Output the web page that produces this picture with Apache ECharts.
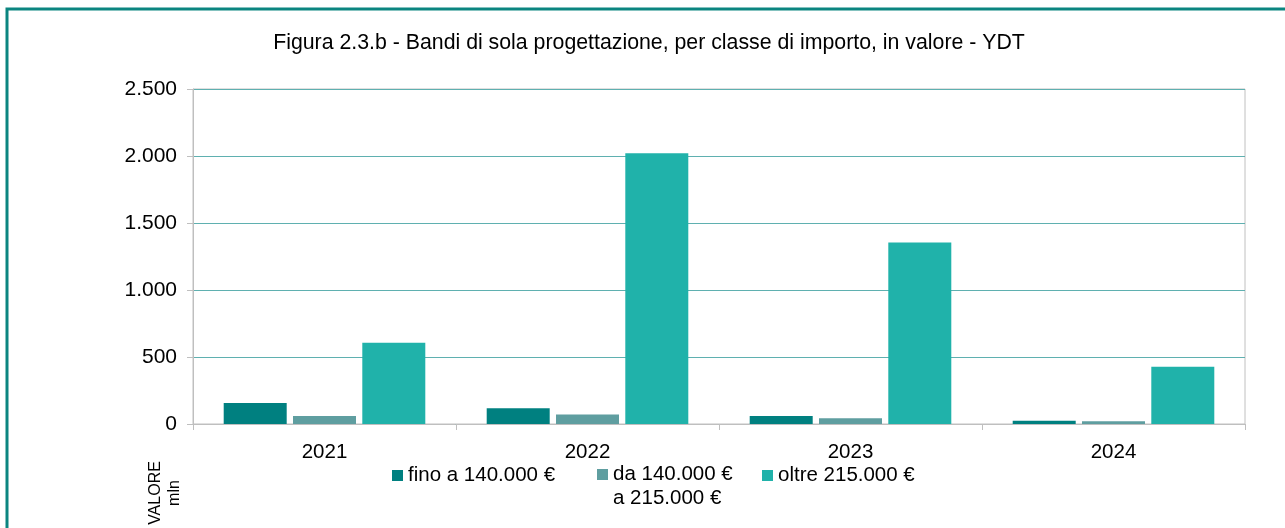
<!DOCTYPE html>
<html>
<head>
<meta charset="utf-8">
<title>Figura 2.3.b</title>
<script src="https://cdn.jsdelivr.net/npm/echarts@6/dist/echarts.min.js"></script>
<style>
  html, body { margin: 0; padding: 0; background: #fff; }
  #chart { width: 1285px; height: 528px; }
</style>
</head>
<body>
<div id="chart"></div>
<script>
// dati (valori in mln di €)
const years = ['2021', '2022', '2023', '2024'];
const seriesNames = ['fino a 140.000 €', 'da 140.000 €\na 215.000 €', 'oltre 215.000 €'];
const fino140 = [157, 117, 60, 25];
const da140a215 = [60, 70, 42, 20];
const oltre215 = [607, 2020, 1355, 428];
const yTicks = [0, 500, 1000, 1500, 2000, 2500];

const colors = ['#008080', '#5f9ea0', '#20b2aa'];
const FONT = '"Liberation Sans", Arial, sans-serif';

const chart = echarts.init(document.getElementById('chart'), null, { renderer: 'canvas' });

// formato italiano: separatore migliaia con il punto
const fmt = (v) => String(v).replace(/\B(?=(\d{3})+(?!\d))/g, '.');

const legendBase = {
  orient: 'horizontal',
  itemWidth: 11,
  itemHeight: 11,
  itemGap: 5,
  icon: 'rect',
  selectedMode: false,
  textStyle: { fontFamily: FONT, fontSize: 20.5, color: '#000', lineHeight: 24 },
};

const option = {
  animation: false,
  backgroundColor: '#fff',
  color: colors,
  title: {
    text: 'Figura 2.3.b - Bandi di sola progettazione, per classe di importo, in valore - YDT',
    left: 644,
    top: 28,
    textAlign: 'center',
    textStyle: { fontFamily: FONT, fontSize: 21.3, fontWeight: 'normal', color: '#000' },
  },
  grid: {
    left: 193,
    right: 40,
    top: 89,
    bottom: 104,
    show: true,
    borderColor: '#c0c0c0',
    borderWidth: 1,
  },
  legend: [
    { ...legendBase, data: [seriesNames[0]], left: 387, top: 458.5 },
    {
      ...legendBase,
      data: [seriesNames[1]],
      left: 592,
      top: 433.5,
      // riga vuota sopra: la prima riga resta allineata al quadratino
      formatter: (name) => '\n' + name,
    },
    { ...legendBase, data: [seriesNames[2]], left: 757, top: 458.5 },
  ],
  xAxis: {
    type: 'category',
    data: years,
    axisLine: { lineStyle: { color: '#bfbfbf', width: 1 } },
    axisTick: { show: true, length: 6, lineStyle: { color: '#bfbfbf' } },
    axisLabel: { fontFamily: FONT, fontSize: 20.5, color: '#000', margin: 18 },
  },
  yAxis: {
    type: 'value',
    min: yTicks[0],
    max: yTicks[yTicks.length - 1],
    interval: 500,
    axisLine: { show: true, lineStyle: { color: '#bfbfbf', width: 1 } },
    axisTick: { show: true, length: 6, lineStyle: { color: '#bfbfbf' } },
    axisLabel: { fontFamily: FONT, fontSize: 21, color: '#000', margin: 16, formatter: fmt },
    splitLine: { show: true, lineStyle: { color: '#5fb0b0', width: 1 } },
  },
  series: [
    { name: seriesNames[0], type: 'bar', data: fino140 },
    { name: seriesNames[1], type: 'bar', data: da140a215 },
    { name: seriesNames[2], type: 'bar', data: oltre215 },
  ].map((s) => ({
    ...s,
    barWidth: 63,
    barGap: '10%',
  })),
  graphic: [
    {
      // cornice verde acqua
      type: 'rect',
      shape: { x: 7, y: 9, width: 1300, height: 600 },
      style: { fill: 'none', stroke: '#0b8580', lineWidth: 3 },
      silent: true,
    },
    {
      type: 'text',
      x: 165,
      y: 493,
      rotation: Math.PI / 2,
      style: {
        text: 'VALORE\nmln',
        fontFamily: FONT,
        fontSize: 16,
        fill: '#000',
        align: 'center',
        verticalAlign: 'middle',
        lineHeight: 19,
      },
    },
  ],
};

chart.setOption(option);
</script>
</body>
</html>
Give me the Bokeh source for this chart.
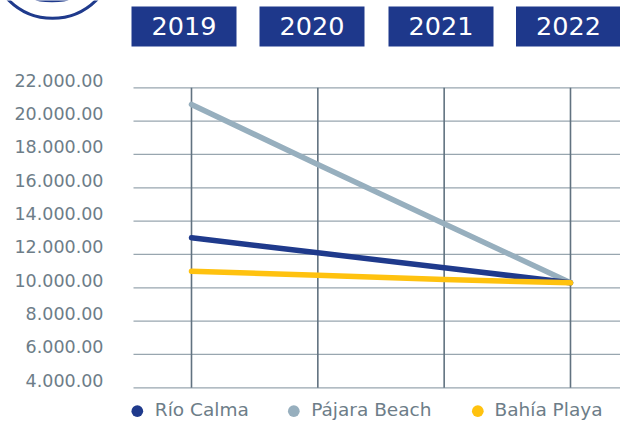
from bokeh.plotting import figure
from bokeh.models import Range1d
from bokeh.core.properties import value
from bokeh.embed import file_html
from bokeh.resources import INLINE

# ---- data ----
years = ["2019", "2020", "2021", "2022"]
series_names = ["Río Calma", "Pájara Beach", "Bahía Playa"]
rio_calma = [13000, 12100, 11200, 10300]
pajara_beach = [21000, 17400, 13850, 10300]
bahia_playa = [11000, 10750, 10500, 10300]
y_ticks = [4000, 6000, 8000, 10000, 12000, 14000, 16000, 18000, 20000, 22000]
y_tick_labels = ["4.000.00", "6.000.00", "8.000.00", "10.000.00", "12.000.00",
                 "14.000.00", "16.000.00", "18.000.00", "20.000.00", "22.000.00"]

# ---- layout constants (pixel geometry) ----
W, H = 620, 421
X0, DX = 191.0, 126.33          # pixel of first year, pixels per year
Y_TOP_TICK, PX_PER_UNIT = 87.3, 16.667 / 1000.0
BASE_SHIFT = 0.43               # renderer baseline correction (em)

def xd(px):
    return (px - X0) / DX

def yd(py):
    return 22000 - (py - Y_TOP_TICK) / PX_PER_UNIT

BLUE = "#1f3a8c"
GREY = "#97afbe"
YELLOW = "#ffc20f"
TEXT = "#6d7d88"
FONT = value("DejaVu Sans")

TICK_FS, HEAD_FS, LEG_FS = 17.5, 25.5, 18.5

p = figure(width=W, height=H, output_backend="svg", toolbar_location=None,
           x_range=Range1d(xd(0), xd(W)), y_range=Range1d(yd(H), yd(0)),
           x_axis_location=None, y_axis_location=None, min_border=0,
           outline_line_color=None, background_fill_color="white",
           border_fill_color="white")
p.grid.visible = False

idx = list(range(len(years)))

# horizontal grid lines
p.segment(x0=xd(133), x1=xd(W), y0=y_ticks, y1=y_ticks,
          line_color="#98a6af", line_width=1.2)
# vertical year lines
p.segment(x0=idx, x1=idx, y0=min(y_ticks), y1=max(y_ticks),
          line_color="#617280", line_width=1.6)

# y tick labels
p.text(x=xd(103), y=y_ticks, text=y_tick_labels, text_align="right",
       y_offset=-BASE_SHIFT * TICK_FS,
       text_baseline="alphabetic", text_font=FONT, text_font_size=f"{TICK_FS}px",
       text_color=TEXT)

# series lines
for vals, col in [(pajara_beach, GREY), (rio_calma, BLUE), (bahia_playa, YELLOW)]:
    p.line(idx, vals, line_color=col, line_width=5.5, line_cap="round", line_join="round")

# header year boxes
box_centers_px = [183.5, 311.5, 440.5, 568.0]
bx = [xd(c) for c in box_centers_px]
p.rect(x=bx, y=yd(26), width=105 / DX, height=40 / PX_PER_UNIT,
       fill_color="#1e388b", line_color=None)
p.text(x=bx, y=yd(36 - BASE_SHIFT * HEAD_FS), text=years, text_align="center",
       text_baseline="alphabetic",
       text_font=FONT, text_font_size=f"{HEAD_FS}px", text_color="white")

# partial logo circle at top-left
p.circle(x=xd(52), y=yd(-44.2), radius=62, radius_units="screen",
         fill_color=None, line_color=BLUE, line_width=3)
p.ellipse(x=xd(51.5), y=yd(-1.0), width=34, height=5.5,
          width_units="screen", height_units="screen",
          fill_color=BLUE, line_color=None)

# legend
leg_cx = [136.8, 293.3, 477.3]
leg_tx = [154.3, 310.7, 494.0]
p.scatter(x=[xd(c) for c in leg_cx], y=yd(410.7), size=11.7,
          fill_color=[BLUE, GREY, YELLOW], line_color=None)
p.text(x=[xd(t) for t in leg_tx], y=yd(417 - BASE_SHIFT * LEG_FS), text=series_names,
       text_align="left", text_baseline="alphabetic", text_font=FONT,
       text_font_size=f"{LEG_FS}px", text_color=TEXT)

open("out.html", "w").write(file_html(p, INLINE))
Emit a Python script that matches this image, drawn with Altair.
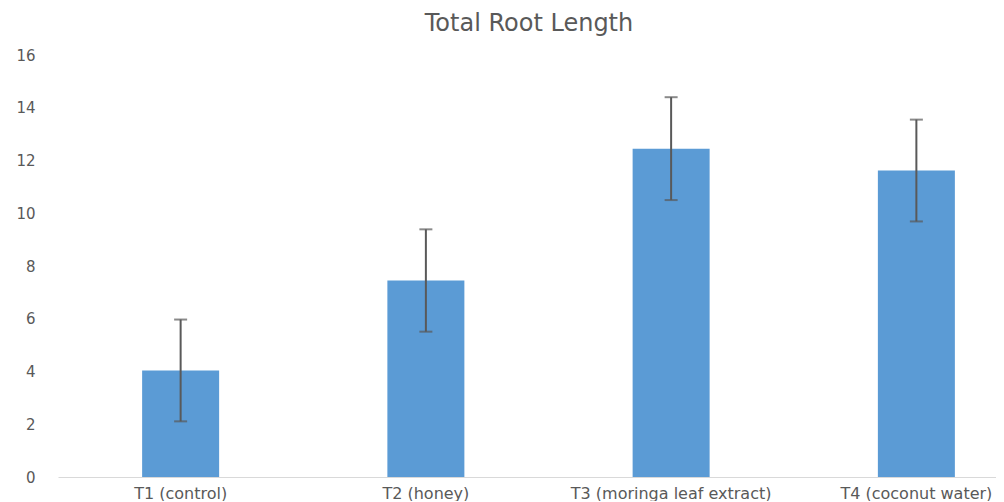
import altair as alt
import pandas as pd

categories = ["T1 (control)", "T2 (honey)", "T3 (moringa leaf extract)", "T4 (coconut water)"]
means = [4.04, 7.45, 12.45, 11.62]
errors = [1.93, 1.94, 1.95, 1.93]

df = pd.DataFrame({
    "cat": categories,
    "mean": means,
    "lo": [m - e for m, e in zip(means, errors)],
    "hi": [m + e for m, e in zip(means, errors)],
})

FONT = "DejaVu Sans"
GREY = "#595959"

x = alt.X("cat:N", sort=categories, title=None,
          scale=alt.Scale(paddingInner=0, paddingOuter=0, range=[0, 981]),
          axis=alt.Axis(labelAngle=0, ticks=False, domainColor="#D9D9D9", domainWidth=1,
                        labelFont=FONT, labelFontSize=16, labelColor=GREY, labelPadding=8,
                        labelLimit=400))

bars = alt.Chart(df).mark_bar(size=77, color="#5B9BD5").encode(
    x=x,
    y=alt.Y("mean:Q", title=None,
            scale=alt.Scale(domain=[0, 16], nice=False),
            axis=alt.Axis(values=[0, 2, 4, 6, 8, 10, 12, 14, 16], grid=False, domain=False,
                          ticks=False, labelFont=FONT, labelFontSize=15, labelColor=GREY,
                          labelPadding=23)),
)

rules = alt.Chart(df).mark_rule(color=GREY, strokeWidth=2).encode(
    x=alt.X("cat:N", sort=categories), y="lo:Q", y2="hi:Q")

cap_lo = alt.Chart(df).mark_tick(color=GREY, thickness=2, size=13).encode(
    x=alt.X("cat:N", sort=categories), y="lo:Q")
cap_hi = alt.Chart(df).mark_tick(color=GREY, thickness=2, size=13).encode(
    x=alt.X("cat:N", sort=categories), y="hi:Q")

chart = alt.layer(bars, rules, cap_lo, cap_hi).properties(
    width=938, height=422,
    autosize=alt.AutoSizeParams(type="none"),
    padding={"left": 50, "top": 47, "right": 0, "bottom": 24},
    title=alt.TitleParams("Total Root Length", font=FONT, fontSize=24, fontWeight="normal",
                          color=GREY, anchor="middle", dx=2, offset=12),
).configure_view(stroke=None)

chart.save("out.html", embed_options={"renderer": "svg", "actions": False})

========

## What you have to do
Filter the records down to the lines that contain the string "this", and copy those lines.

## Task response
Output the web page that produces this picture with Apache ECharts.
Give me the Bokeh source for this chart.
Emit a Python script that matches this image, drawn with Altair.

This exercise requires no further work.